Caribbean nationals join Women's March
With protests happening less than 24 hours before and warnings from their families, eight women of Caribbean descent from New York and Maryland, and one man, their driver, loaded into a SUV and headed to the United States capital to join the Women's March in Washington, DC.
Singing songs of praise and participating in constant chatter about the day ahead, the nervous but optimistic women set out on a journey to walk for their Caribbean counterparts who were faced with issues that seemed to overshadow their accomplishments.
The women are members of the Irie Butterfly Foundation (IBF), a group founded by Syntyche Clarke, senior vice-president of Irie Jam Radio, to keep youth of Jamaican and Caribbean descent connected to their cultural traditions and heritage.
"I honestly walked for my mom," said Denise Dixon, IBF member, whose mother migrated from Jamaica in the 1960s to the United States.

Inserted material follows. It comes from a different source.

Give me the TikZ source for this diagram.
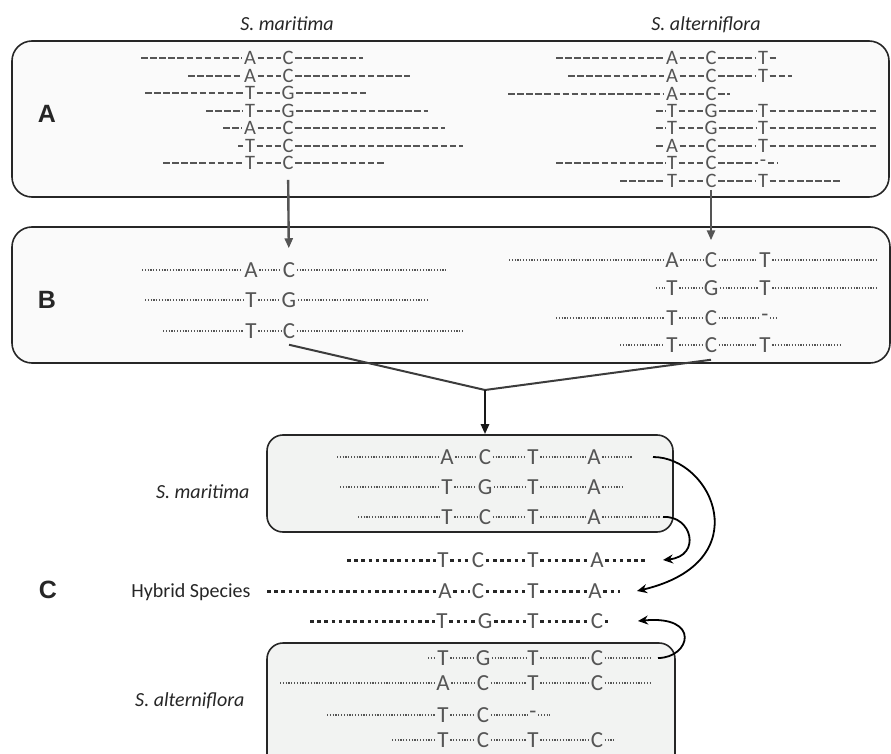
\documentclass[tikz,border=0pt]{standalone}
\usepackage{fontspec}
\setmainfont{Carlito}
\newfontfamily\panelfont{Liberation Sans}
\usetikzlibrary{arrows.meta, positioning}

\definecolor{seqgray}{HTML}{555555}
\definecolor{panelA}{HTML}{FAFAFA}
\definecolor{panelC}{HTML}{F2F3F2}
\definecolor{edge}{HTML}{262626}

% one aligned read: name, line style, y, left end, right end, x/base list
\newcommand{\seqrow}[6]{%
  \coordinate (#1-0) at (#4,#3);
  \foreach \x/\ch [count=\i, remember=\i as \p (initially 0)] in {#6} {
    \node[base] (#1-\i) at (\x,#3) {\ch};
    \draw[#2] (#1-\p) -- (#1-\i);
    \xdef\lastbase{\i}
  }
  \coordinate (#1-e) at (#5,#3);
  \draw[#2] (#1-\lastbase) -- (#1-e);
}

\begin{document}
\begin{tikzpicture}[x=1pt, y=-1pt,
    base/.style={font=\fontsize{23}{24}\selectfont, text=seqgray, inner xsep=1.5pt, inner ysep=0pt},
    dashA/.style={draw=seqgray, line width=1.8pt, dash pattern=on 6.5pt off 2.6pt},
    dotB/.style={draw=seqgray, line width=1.3pt, dash pattern=on 1.2pt off 1.6pt},
    dotH/.style={draw=black!85, line width=3pt, dash pattern=on 3.6pt off 3.6pt},
    panel/.style={draw=edge, line width=1.6pt, rounded corners=20pt, fill=panelA, inner sep=0pt},
    subpanel/.style={panel, rounded corners=16pt, fill=panelC},
    tag/.style={font=\panelfont\bfseries\fontsize{25}{26}\selectfont, text=black!85},
    species/.style={font=\itshape\fontsize{20}{22}\selectfont, text=black!85},
    down/.style={draw=seqgray, line width=2.4pt, -{Triangle[width=8pt,length=10pt]}},
    feed/.style={draw=edge!90, line width=2pt},
    curv/.style={draw=black, line width=1.8pt, -{Stealth[width=9pt,length=10pt]}}]
  \clip (0,0) rectangle (891,754);

  % panels
  \node[panel, minimum width=877pt, minimum height=156pt] (boxA) at (450.5,119) {};
  \node[panel, minimum width=878pt, minimum height=136pt] (boxB) at (451,295) {};
  \node[subpanel, minimum width=406pt, minimum height=97pt] (boxC1) at (470,483.5) {};
  \node[subpanel, minimum width=408pt, minimum height=127pt] (boxC2) at (471,706.5) {};

  \node[tag] (tagA) at (47,114) {A};
  \node[tag] (tagB) at (47,300) {B};
  \node[tag] (tagC) at (48,590) {C};

  \node[species, anchor=base] (titleM) at (287,31) {S. maritima};
  \node[species, anchor=base] (titleA) at (706,31) {S. alterniflora};
  \node[species, anchor=base east] (nameM) at (253,498) {S. maritima};
  \node[species, anchor=base east] (nameA) at (248,706) {S. alterniflora};
  \node[anchor=base east, font=\fontsize{20}{22}\selectfont, text=black!85] (hybrid) at (254,597) {Hybrid Species};

  % A: raw reads
  \begin{scope}[base/.append style={font=\fontsize{20.5}{21}\selectfont}]
  \seqrow{al1}{dashA}{58}{141}{363}{250/A,288/C}
  \seqrow{al2}{dashA}{76}{188}{410}{250/A,288/C}
  \seqrow{al3}{dashA}{93}{145}{367}{250/T,288/G}
  \seqrow{al4}{dashA}{111}{206}{428}{250/T,288/G}
  \seqrow{al5}{dashA}{128}{223}{445}{250/A,288/C}
  \seqrow{al6}{dashA}{146}{238}{463}{250/T,288/C}
  \seqrow{al7}{dashA}{163}{163}{385}{250/T,288/C}

  \seqrow{ar1}{dashA}{58}{556}{778}{672/A,711/C,763/T}
  \seqrow{ar2}{dashA}{76}{568}{792}{672/A,711/C,763/T}
  \seqrow{ar3}{dashA}{94}{508}{730}{672/A,711/C}
  \seqrow{ar4}{dashA}{111}{656}{878}{672/T,711/G,763/T}
  \seqrow{ar5}{dashA}{128}{656}{878}{672/T,711/G,763/T}
  \seqrow{ar6}{dashA}{146}{656}{878}{672/A,711/C,763/T}
  \seqrow{ar7}{dashA}{163}{556}{778}{672/T,711/C,763/-}
  \seqrow{ar8}{dashA}{181}{620}{842}{672/T,711/C,763/T}
  \end{scope}

  % B: assembled haplotypes
  \seqrow{bl1}{dotB}{270}{142}{446}{251/A,289/C}
  \seqrow{bl2}{dotB}{300}{145}{428}{251/T,289/G}
  \seqrow{bl3}{dotB}{331}{163}{464}{251/T,289/C}

  \seqrow{br1}{dotB}{260}{509}{877}{672/A,711/C,765/T}
  \seqrow{br2}{dotB}{288}{656}{877}{672/T,711/G,765/T}
  \seqrow{br3}{dotB}{318}{556}{778}{672/T,711/C,765/-}
  \seqrow{br4}{dotB}{345}{620}{842}{672/T,711/C,765/T}

  % C: parents and hybrid
  \seqrow{c1r1}{dotB}{457}{337}{633}{447/A,485/C,533/T,594/A}
  \seqrow{c1r2}{dotB}{487}{340}{623}{447/T,485/G,533/T,594/A}
  \seqrow{c1r3}{dotB}{517}{358}{660}{447/T,485/C,533/T,594/A}

  \seqrow{h1}{dotH}{560}{347}{647}{443/T,478/C,533/T,597/A}
  \seqrow{h2}{dotH}{591}{267}{620}{445/A,478/C,533/T,595/A}
  \seqrow{h3}{dotH}{621}{310}{612}{442/T,485/G,533/T,597/C}

  \seqrow{c2r1}{dotB}{658}{428}{650}{443/T,483/G,533/T,597/C}
  \seqrow{c2r2}{dotB}{683}{280}{650}{443/A,483/C,533/T,597/C}
  \seqrow{c2r3}{dotB}{715}{327}{550}{443/T,483/C,533/-}
  \seqrow{c2r4}{dotB}{740}{392}{615}{443/T,483/C,533/T,597/C}

  % connectors
  \draw[down, shorten <=10pt, shorten >=14pt] (al7-2) -- (bl1-2);
  \draw[down, shorten <=2pt, shorten >=12pt] (ar8-2) -- (br1-2);

  \coordinate (jn) at (485,390);
  \draw[feed] ([yshift=-6pt]bl3-2.south) -- (jn) -- ([yshift=-7pt]br4-2.south);
  \draw[down, draw=black!90, line width=2.6pt] (jn) -- (jn |- boxC1.north);

  \draw[curv] ([xshift=20pt]c1r1-e) .. controls (712,457) and (760,562) .. ([xshift=17pt]h2-e);
  \draw[curv] ([xshift=3pt]c1r3-e) .. controls (692,515) and (702,556) .. ([xshift=16pt]h1-e);
  \draw[curv] ([xshift=8pt]c2r1-e) .. controls (690,658) and (702,615) .. ([xshift=26pt]h3-e);
\end{tikzpicture}
\end{document}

"We walked for our culture, the women of Caribbean culture, we walked for all women's issues, everything that women were faced with," Dixon added.
According to American political activist Thomas Paine, "It is not in numbers, but in unity that our great strength lies. Yet our present numbers are sufficient to repel the force of all the world."
Paine's words came to life last Saturday with hundreds of rallies across the world, with more than an estimated half million people marching on the US capital and more than 2.5 million worldwide to highlight issues affecting women.